──────── Information supplied
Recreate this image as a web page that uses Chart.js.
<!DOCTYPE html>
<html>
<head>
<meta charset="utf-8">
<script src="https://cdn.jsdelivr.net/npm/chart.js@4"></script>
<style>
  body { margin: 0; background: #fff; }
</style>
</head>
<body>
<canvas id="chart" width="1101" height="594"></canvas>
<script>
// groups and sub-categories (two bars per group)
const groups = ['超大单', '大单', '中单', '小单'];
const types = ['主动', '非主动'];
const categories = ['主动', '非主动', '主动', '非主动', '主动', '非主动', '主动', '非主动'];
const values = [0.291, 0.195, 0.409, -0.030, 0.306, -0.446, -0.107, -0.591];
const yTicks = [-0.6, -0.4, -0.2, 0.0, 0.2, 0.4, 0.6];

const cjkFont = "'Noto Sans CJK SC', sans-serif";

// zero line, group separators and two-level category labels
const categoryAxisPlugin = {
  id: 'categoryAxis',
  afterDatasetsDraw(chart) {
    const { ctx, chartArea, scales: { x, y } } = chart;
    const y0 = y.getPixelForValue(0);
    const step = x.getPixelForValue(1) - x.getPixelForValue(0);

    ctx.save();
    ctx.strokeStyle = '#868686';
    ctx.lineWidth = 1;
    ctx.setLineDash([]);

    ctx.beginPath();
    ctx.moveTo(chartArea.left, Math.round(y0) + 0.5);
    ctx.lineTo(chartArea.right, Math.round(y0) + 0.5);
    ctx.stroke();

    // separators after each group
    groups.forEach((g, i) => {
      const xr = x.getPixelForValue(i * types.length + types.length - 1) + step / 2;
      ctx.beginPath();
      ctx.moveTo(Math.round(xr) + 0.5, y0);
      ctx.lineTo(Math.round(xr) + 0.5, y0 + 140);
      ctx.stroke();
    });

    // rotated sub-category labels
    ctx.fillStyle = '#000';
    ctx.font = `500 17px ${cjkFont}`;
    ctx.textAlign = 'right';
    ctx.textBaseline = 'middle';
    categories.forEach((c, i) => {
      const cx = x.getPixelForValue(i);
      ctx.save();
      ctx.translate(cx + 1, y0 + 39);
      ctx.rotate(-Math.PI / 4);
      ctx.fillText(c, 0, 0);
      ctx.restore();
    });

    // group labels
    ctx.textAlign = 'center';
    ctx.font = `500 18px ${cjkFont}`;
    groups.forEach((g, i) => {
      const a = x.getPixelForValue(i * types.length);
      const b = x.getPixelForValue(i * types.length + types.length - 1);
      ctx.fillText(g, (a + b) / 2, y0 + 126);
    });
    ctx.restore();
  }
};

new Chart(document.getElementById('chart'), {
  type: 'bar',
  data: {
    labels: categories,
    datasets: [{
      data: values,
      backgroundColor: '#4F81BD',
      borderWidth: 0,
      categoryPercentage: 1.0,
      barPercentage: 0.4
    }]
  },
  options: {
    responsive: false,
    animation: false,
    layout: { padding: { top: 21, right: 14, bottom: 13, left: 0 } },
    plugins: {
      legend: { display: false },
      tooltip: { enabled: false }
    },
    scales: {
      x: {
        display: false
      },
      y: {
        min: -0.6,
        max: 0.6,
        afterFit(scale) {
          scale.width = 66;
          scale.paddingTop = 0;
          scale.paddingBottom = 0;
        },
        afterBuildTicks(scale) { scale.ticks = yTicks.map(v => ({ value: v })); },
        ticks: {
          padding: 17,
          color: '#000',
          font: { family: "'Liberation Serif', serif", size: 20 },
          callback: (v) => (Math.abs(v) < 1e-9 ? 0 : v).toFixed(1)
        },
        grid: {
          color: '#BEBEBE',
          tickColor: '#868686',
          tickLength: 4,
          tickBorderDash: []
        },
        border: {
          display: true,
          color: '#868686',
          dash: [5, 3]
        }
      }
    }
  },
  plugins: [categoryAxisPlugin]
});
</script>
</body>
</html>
────────────────
:: Direction ::
Make an exact copy of the material above.

:: Problem solution ::
Recreate this image as a web page that uses Chart.js.
<!DOCTYPE html>
<html>
<head>
<meta charset="utf-8">
<script src="https://cdn.jsdelivr.net/npm/chart.js@4"></script>
<style>
  body { margin: 0; background: #fff; }
</style>
</head>
<body>
<canvas id="chart" width="1101" height="594"></canvas>
<script>
// groups and sub-categories (two bars per group)
const groups = ['超大单', '大单', '中单', '小单'];
const types = ['主动', '非主动'];
const categories = ['主动', '非主动', '主动', '非主动', '主动', '非主动', '主动', '非主动'];
const values = [0.291, 0.195, 0.409, -0.030, 0.306, -0.446, -0.107, -0.591];
const yTicks = [-0.6, -0.4, -0.2, 0.0, 0.2, 0.4, 0.6];

const cjkFont = "'Noto Sans CJK SC', sans-serif";

// zero line, group separators and two-level category labels
const categoryAxisPlugin = {
  id: 'categoryAxis',
  afterDatasetsDraw(chart) {
    const { ctx, chartArea, scales: { x, y } } = chart;
    const y0 = y.getPixelForValue(0);
    const step = x.getPixelForValue(1) - x.getPixelForValue(0);

    ctx.save();
    ctx.strokeStyle = '#868686';
    ctx.lineWidth = 1;
    ctx.setLineDash([]);

    ctx.beginPath();
    ctx.moveTo(chartArea.left, Math.round(y0) + 0.5);
    ctx.lineTo(chartArea.right, Math.round(y0) + 0.5);
    ctx.stroke();

    // separators after each group
    groups.forEach((g, i) => {
      const xr = x.getPixelForValue(i * types.length + types.length - 1) + step / 2;
      ctx.beginPath();
      ctx.moveTo(Math.round(xr) + 0.5, y0);
      ctx.lineTo(Math.round(xr) + 0.5, y0 + 140);
      ctx.stroke();
    });

    // rotated sub-category labels
    ctx.fillStyle = '#000';
    ctx.font = `500 17px ${cjkFont}`;
    ctx.textAlign = 'right';
    ctx.textBaseline = 'middle';
    categories.forEach((c, i) => {
      const cx = x.getPixelForValue(i);
      ctx.save();
      ctx.translate(cx + 1, y0 + 39);
      ctx.rotate(-Math.PI / 4);
      ctx.fillText(c, 0, 0);
      ctx.restore();
    });

    // group labels
    ctx.textAlign = 'center';
    ctx.font = `500 18px ${cjkFont}`;
    groups.forEach((g, i) => {
      const a = x.getPixelForValue(i * types.length);
      const b = x.getPixelForValue(i * types.length + types.length - 1);
      ctx.fillText(g, (a + b) / 2, y0 + 126);
    });
    ctx.restore();
  }
};

new Chart(document.getElementById('chart'), {
  type: 'bar',
  data: {
    labels: categories,
    datasets: [{
      data: values,
      backgroundColor: '#4F81BD',
      borderWidth: 0,
      categoryPercentage: 1.0,
      barPercentage: 0.4
    }]
  },
  options: {
    responsive: false,
    animation: false,
    layout: { padding: { top: 21, right: 14, bottom: 13, left: 0 } },
    plugins: {
      legend: { display: false },
      tooltip: { enabled: false }
    },
    scales: {
      x: {
        display: false
      },
      y: {
        min: -0.6,
        max: 0.6,
        afterFit(scale) {
          scale.width = 66;
          scale.paddingTop = 0;
          scale.paddingBottom = 0;
        },
        afterBuildTicks(scale) { scale.ticks = yTicks.map(v => ({ value: v })); },
        ticks: {
          padding: 17,
          color: '#000',
          font: { family: "'Liberation Serif', serif", size: 20 },
          callback: (v) => (Math.abs(v) < 1e-9 ? 0 : v).toFixed(1)
        },
        grid: {
          color: '#BEBEBE',
          tickColor: '#868686',
          tickLength: 4,
          tickBorderDash: []
        },
        border: {
          display: true,
          color: '#868686',
          dash: [5, 3]
        }
      }
    }
  },
  plugins: [categoryAxisPlugin]
});
</script>
</body>
</html>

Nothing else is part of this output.